Reproduce the full listing below unchanged, apart from the pictures.

## [Data shown]

************

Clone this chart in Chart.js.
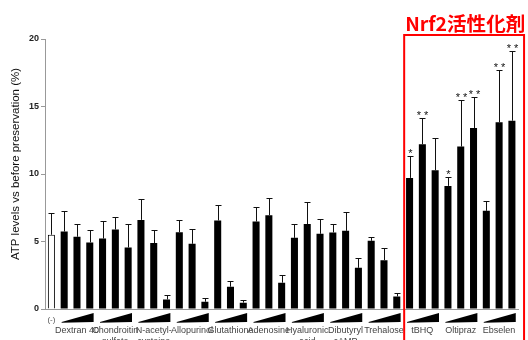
<!DOCTYPE html>
<html>
<head>
<meta charset="utf-8">
<script src="https://cdn.jsdelivr.net/npm/chart.js@4"></script>
<style>
  html, body { margin: 0; padding: 0; background: #fff; }
  #wrap { width: 528px; height: 340px; }
</style>
</head>
<body>
<div id="wrap"><canvas id="atpChart"></canvas></div>
<script>
// group names shown under each wedge (3 doses each)
const groupLabels = [['Dextran 40'], ['Chondroitin', 'sulfate'], ['N-acetyl-', 'cysteine'], ['Allopurinol'],
    ['Glutathione'], ['Adenosine'], ['Hyaluronic', 'acid'], ['Dibutyryl', 'cAMP'], ['Trehalose'],
    ['tBHQ'], ['Oltipraz'], ['Ebselen']];
const controlLabel = '(-)';

// mean values, first is the control, then 3 doses per group
const atpValues = [5.5,
    5.74, 5.35, 4.93,
    5.22, 5.89, 4.56,
    6.6, 4.88, 0.71,
    5.69, 4.83, 0.54,
    6.56, 1.65, 0.47,
    6.48, 6.95, 1.95,
    5.27, 6.29, 5.57,
    5.67, 5.79, 3.05,
    5.05, 3.62, 0.93,
    9.71, 12.2, 10.28,
    9.12, 12.03, 13.41,
    7.27, 13.83, 13.95];

// upper error (SD)
const atpErrors = [1.6,
    1.5, 0.95, 0.9,
    1.3, 0.9, 1.77,
    1.58, 1.0, 0.35,
    0.9, 1.06, 0.27,
    1.13, 0.4, 0.17,
    1.1, 1.3, 0.54,
    1.02, 1.65, 1.06,
    0.66, 1.38, 0.72,
    0.25, 0.91, 0.25,
    1.63, 1.93, 2.37,
    0.69, 3.45, 2.27,
    0.74, 3.85, 5.13];

const stars = ['',
    '', '', '', '', '', '', '', '', '', '', '', '', '', '', '', '', '', '', '', '', '', '', '', '', '', '', '',
    '*', '**', '',
    '*', '**', '**',
    '', '**', '**'];

const yTicks = [0, 5, 10, 15, 20];
const nrf2Title = 'Nrf2活性化剤';
const nrf2FirstGroup = 9;

const yTitle = 'ATP levels vs before preservation (%)';

const labels = [controlLabel];
groupLabels.forEach(g => { labels.push(g.join(' '), g.join(' '), g.join(' ')); });

const extras = {
    id: 'extras',
    afterDatasetsDraw(chart) {
        const ctx = chart.ctx;
        const x = chart.scales.x;
        const y = chart.scales.y;
        const step = x.getPixelForValue(1) - x.getPixelForValue(0);
        ctx.save();

        // error bars
        ctx.strokeStyle = '#111';
        ctx.lineWidth = 1;
        for (let i = 0; i < atpValues.length; i++) {
            const px = Math.round(x.getPixelForValue(i)) + 0.5;
            const top = y.getPixelForValue(atpValues[i]);
            const cap = Math.round(y.getPixelForValue(atpValues[i] + atpErrors[i])) + 0.5;
            ctx.beginPath();
            ctx.moveTo(px, top);
            ctx.lineTo(px, cap);
            ctx.moveTo(px - 3, cap);
            ctx.lineTo(px + 3, cap);
            ctx.stroke();
            if (stars[i]) {
                ctx.fillStyle = '#111';
                ctx.font = '11px "Liberation Sans", Arial, sans-serif';
                ctx.textAlign = 'center';
                ctx.textBaseline = 'bottom';
                ctx.fillText(stars[i].split('').join(' '), px, cap + 3);
            }
        }

        // dose wedges
        const base = y.bottom;
        ctx.fillStyle = '#000';
        for (let g = 0; g < groupLabels.length; g++) {
            const first = 1 + g * 3;
            const l = x.getPixelForValue(first) - step * 0.2;
            const r = x.getPixelForValue(first + 2) + step * 0.3;
            ctx.beginPath();
            ctx.moveTo(l, base + 13);
            ctx.lineTo(r, base + 4);
            ctx.lineTo(r, base + 13);
            ctx.lineTo(l, base + 13.8);
            ctx.closePath();
            ctx.fill();
        }

        // control label
        ctx.fillStyle = '#555';
        ctx.font = '8px "Liberation Sans", Arial, sans-serif';
        ctx.textAlign = 'center';
        ctx.textBaseline = 'middle';
        ctx.fillText(controlLabel, x.getPixelForValue(0), base + 11);

        // red frame around the Nrf2 activators
        const boxL = x.getPixelForValue(1 + nrf2FirstGroup * 3) - step / 2 + 1;
        const boxR = x.getPixelForValue(atpValues.length - 1) + step * 0.95;
        ctx.strokeStyle = '#ff0000';
        ctx.lineWidth = 2;
        ctx.strokeRect(boxL, 35, boxR - boxL, 320);

        ctx.fillStyle = '#ff0000';
        ctx.font = 'bold 19px "Noto Sans CJK JP", sans-serif';
        ctx.textAlign = 'left';
        ctx.textBaseline = 'alphabetic';
        const w = ctx.measureText(nrf2Title).width;
        ctx.translate(boxL + 1, 31);
        ctx.scale(120 / w, 1);
        ctx.fillText(nrf2Title, 0, 0);
        ctx.setTransform(1, 0, 0, 1, 0, 0);

        // y axis title
        ctx.fillStyle = '#111';
        ctx.font = '11.5px "Liberation Sans", Arial, sans-serif';
        ctx.textAlign = 'center';
        ctx.textBaseline = 'middle';
        ctx.translate(16, 164);
        ctx.rotate(-Math.PI / 2);
        ctx.fillText(yTitle, 0, 0);
        ctx.restore();
    }
};

new Chart(document.getElementById('atpChart'), {
    type: 'bar',
    data: {
        labels: labels,
        datasets: [{
            data: atpValues,
            backgroundColor: atpValues.map((v, i) => i === 0 ? '#fff' : '#000'),
            borderColor: '#000',
            borderWidth: atpValues.map((v, i) => i === 0 ? 1 : 0),
            barPercentage: 0.55,
            categoryPercentage: 1
        }]
    },
    options: {
        responsive: true,
        maintainAspectRatio: false,
        animation: false,
        layout: { padding: { left: 0, right: 7, top: 39, bottom: 0 } },
        plugins: {
            legend: { display: false },
            tooltip: { enabled: false }
        },
        scales: {
            x: {
                grid: { display: false, drawTicks: false },
                border: { display: true, color: '#999' },
                ticks: {
                    autoSkip: false,
                    maxRotation: 0,
                    padding: 16,
                    color: '#444',
                    font: { size: 9, family: '"Liberation Sans", Arial, sans-serif', lineHeight: 1.25 },
                    callback: function (value, index) {
                        if (index > 0 && (index - 1) % 3 === 1) return groupLabels[(index - 1 - 1) / 3];
                        return '';
                    }
                },
                afterFit: s => { s.height = 31; }
            },
            y: {
                min: 0,
                max: 20,
                afterBuildTicks: s => { s.ticks = yTicks.map(v => ({ value: v })); },
                grid: { drawOnChartArea: false, tickLength: 4, color: '#999' },
                border: { color: '#999' },
                ticks: {
                    padding: 2,
                    color: '#222',
                    font: { size: 9, weight: 'bold', family: '"Liberation Sans", Arial, sans-serif' }
                },
                afterFit: s => { s.width = 45; }
            }
        }
    },
    plugins: [extras]
});
</script>
</body>
</html>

************

## [Answer to this exercise]
Clone this chart in Chart.js.
<!DOCTYPE html>
<html>
<head>
<meta charset="utf-8">
<script src="https://cdn.jsdelivr.net/npm/chart.js@4"></script>
<style>
  html, body { margin: 0; padding: 0; background: #fff; }
  #wrap { width: 528px; height: 340px; }
</style>
</head>
<body>
<div id="wrap"><canvas id="atpChart"></canvas></div>
<script>
// group names shown under each wedge (3 doses each)
const groupLabels = [['Dextran 40'], ['Chondroitin', 'sulfate'], ['N-acetyl-', 'cysteine'], ['Allopurinol'],
    ['Glutathione'], ['Adenosine'], ['Hyaluronic', 'acid'], ['Dibutyryl', 'cAMP'], ['Trehalose'],
    ['tBHQ'], ['Oltipraz'], ['Ebselen']];
const controlLabel = '(-)';

// mean values, first is the control, then 3 doses per group
const atpValues = [5.5,
    5.74, 5.35, 4.93,
    5.22, 5.89, 4.56,
    6.6, 4.88, 0.71,
    5.69, 4.83, 0.54,
    6.56, 1.65, 0.47,
    6.48, 6.95, 1.95,
    5.27, 6.29, 5.57,
    5.67, 5.79, 3.05,
    5.05, 3.62, 0.93,
    9.71, 12.2, 10.28,
    9.12, 12.03, 13.41,
    7.27, 13.83, 13.95];

// upper error (SD)
const atpErrors = [1.6,
    1.5, 0.95, 0.9,
    1.3, 0.9, 1.77,
    1.58, 1.0, 0.35,
    0.9, 1.06, 0.27,
    1.13, 0.4, 0.17,
    1.1, 1.3, 0.54,
    1.02, 1.65, 1.06,
    0.66, 1.38, 0.72,
    0.25, 0.91, 0.25,
    1.63, 1.93, 2.37,
    0.69, 3.45, 2.27,
    0.74, 3.85, 5.13];

const stars = ['',
    '', '', '', '', '', '', '', '', '', '', '', '', '', '', '', '', '', '', '', '', '', '', '', '', '', '', '',
    '*', '**', '',
    '*', '**', '**',
    '', '**', '**'];

const yTicks = [0, 5, 10, 15, 20];
const nrf2Title = 'Nrf2活性化剤';
const nrf2FirstGroup = 9;

const yTitle = 'ATP levels vs before preservation (%)';

const labels = [controlLabel];
groupLabels.forEach(g => { labels.push(g.join(' '), g.join(' '), g.join(' ')); });

const extras = {
    id: 'extras',
    afterDatasetsDraw(chart) {
        const ctx = chart.ctx;
        const x = chart.scales.x;
        const y = chart.scales.y;
        const step = x.getPixelForValue(1) - x.getPixelForValue(0);
        ctx.save();

        // error bars
        ctx.strokeStyle = '#111';
        ctx.lineWidth = 1;
        for (let i = 0; i < atpValues.length; i++) {
            const px = Math.round(x.getPixelForValue(i)) + 0.5;
            const top = y.getPixelForValue(atpValues[i]);
            const cap = Math.round(y.getPixelForValue(atpValues[i] + atpErrors[i])) + 0.5;
            ctx.beginPath();
            ctx.moveTo(px, top);
            ctx.lineTo(px, cap);
            ctx.moveTo(px - 3, cap);
            ctx.lineTo(px + 3, cap);
            ctx.stroke();
            if (stars[i]) {
                ctx.fillStyle = '#111';
                ctx.font = '11px "Liberation Sans", Arial, sans-serif';
                ctx.textAlign = 'center';
                ctx.textBaseline = 'bottom';
                ctx.fillText(stars[i].split('').join(' '), px, cap + 3);
            }
        }

        // dose wedges
        const base = y.bottom;
        ctx.fillStyle = '#000';
        for (let g = 0; g < groupLabels.length; g++) {
            const first = 1 + g * 3;
            const l = x.getPixelForValue(first) - step * 0.2;
            const r = x.getPixelForValue(first + 2) + step * 0.3;
            ctx.beginPath();
            ctx.moveTo(l, base + 13);
            ctx.lineTo(r, base + 4);
            ctx.lineTo(r, base + 13);
            ctx.lineTo(l, base + 13.8);
            ctx.closePath();
            ctx.fill();
        }

        // control label
        ctx.fillStyle = '#555';
        ctx.font = '8px "Liberation Sans", Arial, sans-serif';
        ctx.textAlign = 'center';
        ctx.textBaseline = 'middle';
        ctx.fillText(controlLabel, x.getPixelForValue(0), base + 11);

        // red frame around the Nrf2 activators
        const boxL = x.getPixelForValue(1 + nrf2FirstGroup * 3) - step / 2 + 1;
        const boxR = x.getPixelForValue(atpValues.length - 1) + step * 0.95;
        ctx.strokeStyle = '#ff0000';
        ctx.lineWidth = 2;
        ctx.strokeRect(boxL, 35, boxR - boxL, 320);

        ctx.fillStyle = '#ff0000';
        ctx.font = 'bold 19px "Noto Sans CJK JP", sans-serif';
        ctx.textAlign = 'left';
        ctx.textBaseline = 'alphabetic';
        const w = ctx.measureText(nrf2Title).width;
        ctx.translate(boxL + 1, 31);
        ctx.scale(120 / w, 1);
        ctx.fillText(nrf2Title, 0, 0);
        ctx.setTransform(1, 0, 0, 1, 0, 0);

        // y axis title
        ctx.fillStyle = '#111';
        ctx.font = '11.5px "Liberation Sans", Arial, sans-serif';
        ctx.textAlign = 'center';
        ctx.textBaseline = 'middle';
        ctx.translate(16, 164);
        ctx.rotate(-Math.PI / 2);
        ctx.fillText(yTitle, 0, 0);
        ctx.restore();
    }
};

new Chart(document.getElementById('atpChart'), {
    type: 'bar',
    data: {
        labels: labels,
        datasets: [{
            data: atpValues,
            backgroundColor: atpValues.map((v, i) => i === 0 ? '#fff' : '#000'),
            borderColor: '#000',
            borderWidth: atpValues.map((v, i) => i === 0 ? 1 : 0),
            barPercentage: 0.55,
            categoryPercentage: 1
        }]
    },
    options: {
        responsive: true,
        maintainAspectRatio: false,
        animation: false,
        layout: { padding: { left: 0, right: 7, top: 39, bottom: 0 } },
        plugins: {
            legend: { display: false },
            tooltip: { enabled: false }
        },
        scales: {
            x: {
                grid: { display: false, drawTicks: false },
                border: { display: true, color: '#999' },
                ticks: {
                    autoSkip: false,
                    maxRotation: 0,
                    padding: 16,
                    color: '#444',
                    font: { size: 9, family: '"Liberation Sans", Arial, sans-serif', lineHeight: 1.25 },
                    callback: function (value, index) {
                        if (index > 0 && (index - 1) % 3 === 1) return groupLabels[(index - 1 - 1) / 3];
                        return '';
                    }
                },
                afterFit: s => { s.height = 31; }
            },
            y: {
                min: 0,
                max: 20,
                afterBuildTicks: s => { s.ticks = yTicks.map(v => ({ value: v })); },
                grid: { drawOnChartArea: false, tickLength: 4, color: '#999' },
                border: { color: '#999' },
                ticks: {
                    padding: 2,
                    color: '#222',
                    font: { size: 9, weight: 'bold', family: '"Liberation Sans", Arial, sans-serif' }
                },
                afterFit: s => { s.width = 45; }
            }
        }
    },
    plugins: [extras]
});
</script>
</body>
</html>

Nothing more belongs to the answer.